**EXERCISE AIM**
Wherever the word "with" shows up in a line, please copy that line.

**WORKING DATA**
>> begin
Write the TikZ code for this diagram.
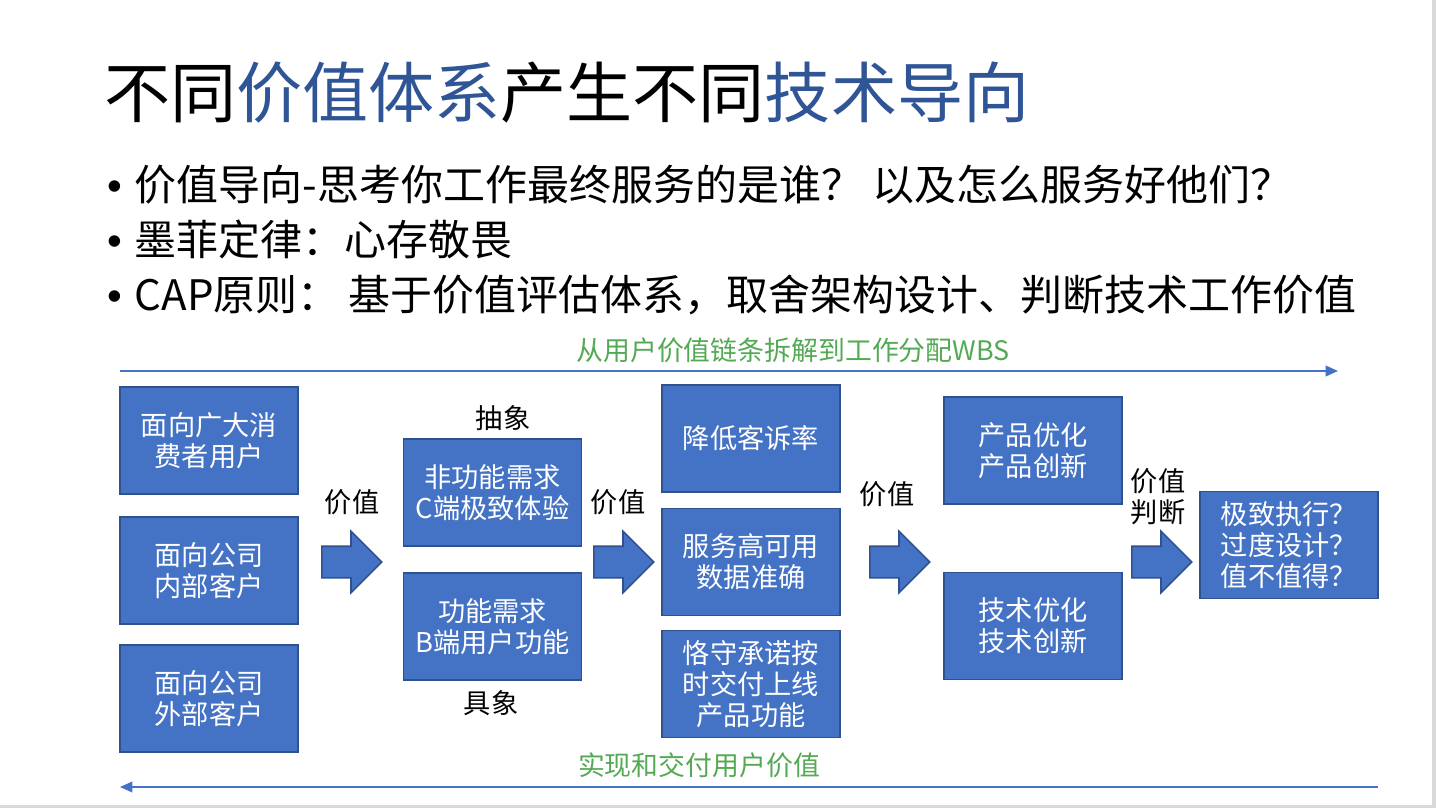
>> end
>> begin
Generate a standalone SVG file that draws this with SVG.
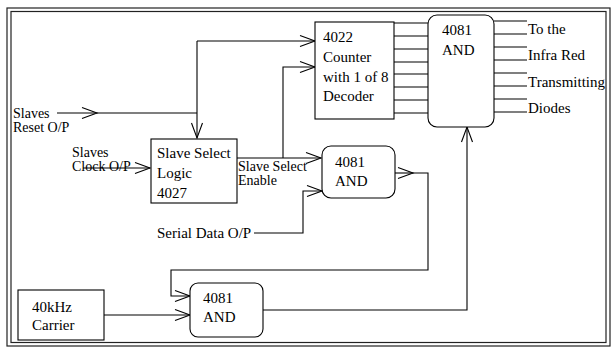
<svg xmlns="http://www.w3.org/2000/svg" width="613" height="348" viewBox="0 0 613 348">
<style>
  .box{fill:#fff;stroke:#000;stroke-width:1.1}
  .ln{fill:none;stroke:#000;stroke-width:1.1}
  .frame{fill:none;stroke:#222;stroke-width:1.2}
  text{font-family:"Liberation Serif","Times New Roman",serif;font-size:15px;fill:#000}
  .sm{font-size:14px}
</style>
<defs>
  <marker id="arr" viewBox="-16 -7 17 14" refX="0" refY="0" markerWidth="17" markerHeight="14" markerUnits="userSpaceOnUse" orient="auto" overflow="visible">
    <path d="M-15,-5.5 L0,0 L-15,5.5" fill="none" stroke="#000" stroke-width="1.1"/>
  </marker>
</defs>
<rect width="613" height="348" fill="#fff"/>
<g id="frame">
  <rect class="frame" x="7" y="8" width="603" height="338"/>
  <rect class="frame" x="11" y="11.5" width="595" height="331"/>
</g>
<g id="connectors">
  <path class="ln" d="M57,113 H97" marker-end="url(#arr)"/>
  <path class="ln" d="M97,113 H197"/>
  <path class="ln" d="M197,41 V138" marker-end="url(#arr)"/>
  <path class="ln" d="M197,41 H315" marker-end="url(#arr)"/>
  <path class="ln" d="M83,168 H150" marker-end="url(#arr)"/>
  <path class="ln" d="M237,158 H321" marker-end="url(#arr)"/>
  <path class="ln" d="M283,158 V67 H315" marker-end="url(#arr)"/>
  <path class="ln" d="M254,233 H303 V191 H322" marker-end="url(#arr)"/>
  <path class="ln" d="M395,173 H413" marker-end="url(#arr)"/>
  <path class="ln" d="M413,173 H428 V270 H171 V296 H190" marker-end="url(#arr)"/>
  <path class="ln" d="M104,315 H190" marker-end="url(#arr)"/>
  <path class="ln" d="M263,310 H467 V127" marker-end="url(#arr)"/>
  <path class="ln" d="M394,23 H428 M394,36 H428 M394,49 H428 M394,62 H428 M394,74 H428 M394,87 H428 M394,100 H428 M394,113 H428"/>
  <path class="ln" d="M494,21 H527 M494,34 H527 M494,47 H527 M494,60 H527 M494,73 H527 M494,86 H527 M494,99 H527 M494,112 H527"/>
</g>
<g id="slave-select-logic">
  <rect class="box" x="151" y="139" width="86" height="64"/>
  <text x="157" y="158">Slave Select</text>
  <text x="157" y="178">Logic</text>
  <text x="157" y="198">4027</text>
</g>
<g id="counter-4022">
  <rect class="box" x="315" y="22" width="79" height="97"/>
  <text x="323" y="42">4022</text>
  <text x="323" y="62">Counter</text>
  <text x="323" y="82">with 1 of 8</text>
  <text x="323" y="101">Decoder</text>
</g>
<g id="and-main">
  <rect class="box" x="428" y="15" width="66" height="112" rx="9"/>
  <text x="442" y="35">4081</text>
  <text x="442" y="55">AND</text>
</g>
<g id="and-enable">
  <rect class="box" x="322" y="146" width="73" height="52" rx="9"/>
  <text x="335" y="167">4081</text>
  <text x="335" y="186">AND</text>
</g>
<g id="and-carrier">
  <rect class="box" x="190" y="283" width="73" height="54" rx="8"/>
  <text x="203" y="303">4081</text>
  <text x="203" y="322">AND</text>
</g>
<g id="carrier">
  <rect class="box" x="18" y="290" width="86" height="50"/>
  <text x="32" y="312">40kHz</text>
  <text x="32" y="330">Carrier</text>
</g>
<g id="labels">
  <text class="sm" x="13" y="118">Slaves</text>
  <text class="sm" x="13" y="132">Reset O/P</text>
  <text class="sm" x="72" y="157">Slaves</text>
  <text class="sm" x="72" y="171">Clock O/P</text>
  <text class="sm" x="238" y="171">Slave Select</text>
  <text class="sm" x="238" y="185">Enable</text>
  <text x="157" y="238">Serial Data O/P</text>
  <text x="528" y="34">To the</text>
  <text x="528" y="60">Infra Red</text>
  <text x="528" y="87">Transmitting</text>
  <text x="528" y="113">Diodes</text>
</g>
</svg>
>> end
>> begin
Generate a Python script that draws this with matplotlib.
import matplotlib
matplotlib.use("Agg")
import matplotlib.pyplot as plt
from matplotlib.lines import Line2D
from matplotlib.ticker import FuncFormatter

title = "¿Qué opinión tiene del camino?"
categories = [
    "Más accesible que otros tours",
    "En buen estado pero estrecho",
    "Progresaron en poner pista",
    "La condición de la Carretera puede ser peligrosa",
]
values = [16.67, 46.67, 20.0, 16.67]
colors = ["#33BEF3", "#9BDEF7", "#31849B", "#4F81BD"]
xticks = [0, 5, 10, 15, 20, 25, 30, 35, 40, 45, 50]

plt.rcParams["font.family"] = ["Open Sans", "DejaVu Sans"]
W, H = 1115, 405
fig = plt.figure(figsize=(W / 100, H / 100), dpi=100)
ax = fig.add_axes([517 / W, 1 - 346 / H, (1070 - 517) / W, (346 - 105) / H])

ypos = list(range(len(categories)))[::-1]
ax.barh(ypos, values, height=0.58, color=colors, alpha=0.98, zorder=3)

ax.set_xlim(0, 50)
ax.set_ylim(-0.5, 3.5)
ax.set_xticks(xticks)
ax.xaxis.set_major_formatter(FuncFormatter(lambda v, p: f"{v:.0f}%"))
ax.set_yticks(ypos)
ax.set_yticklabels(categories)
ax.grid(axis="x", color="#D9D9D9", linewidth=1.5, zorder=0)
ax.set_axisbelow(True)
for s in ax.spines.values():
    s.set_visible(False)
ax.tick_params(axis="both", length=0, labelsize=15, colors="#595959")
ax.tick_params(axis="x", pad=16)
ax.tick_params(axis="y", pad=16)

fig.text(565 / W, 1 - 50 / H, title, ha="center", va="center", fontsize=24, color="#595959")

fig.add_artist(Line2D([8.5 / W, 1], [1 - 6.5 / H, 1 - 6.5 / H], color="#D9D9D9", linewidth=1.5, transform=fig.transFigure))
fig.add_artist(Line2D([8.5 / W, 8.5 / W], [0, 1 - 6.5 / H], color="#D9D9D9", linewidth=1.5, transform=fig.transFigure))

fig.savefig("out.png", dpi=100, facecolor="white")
>> end
**RIGHT ANSWER**
Generate a standalone SVG file that draws this with SVG.
  <text x="323" y="82">with 1 of 8</text>
Generate a Python script that draws this with matplotlib.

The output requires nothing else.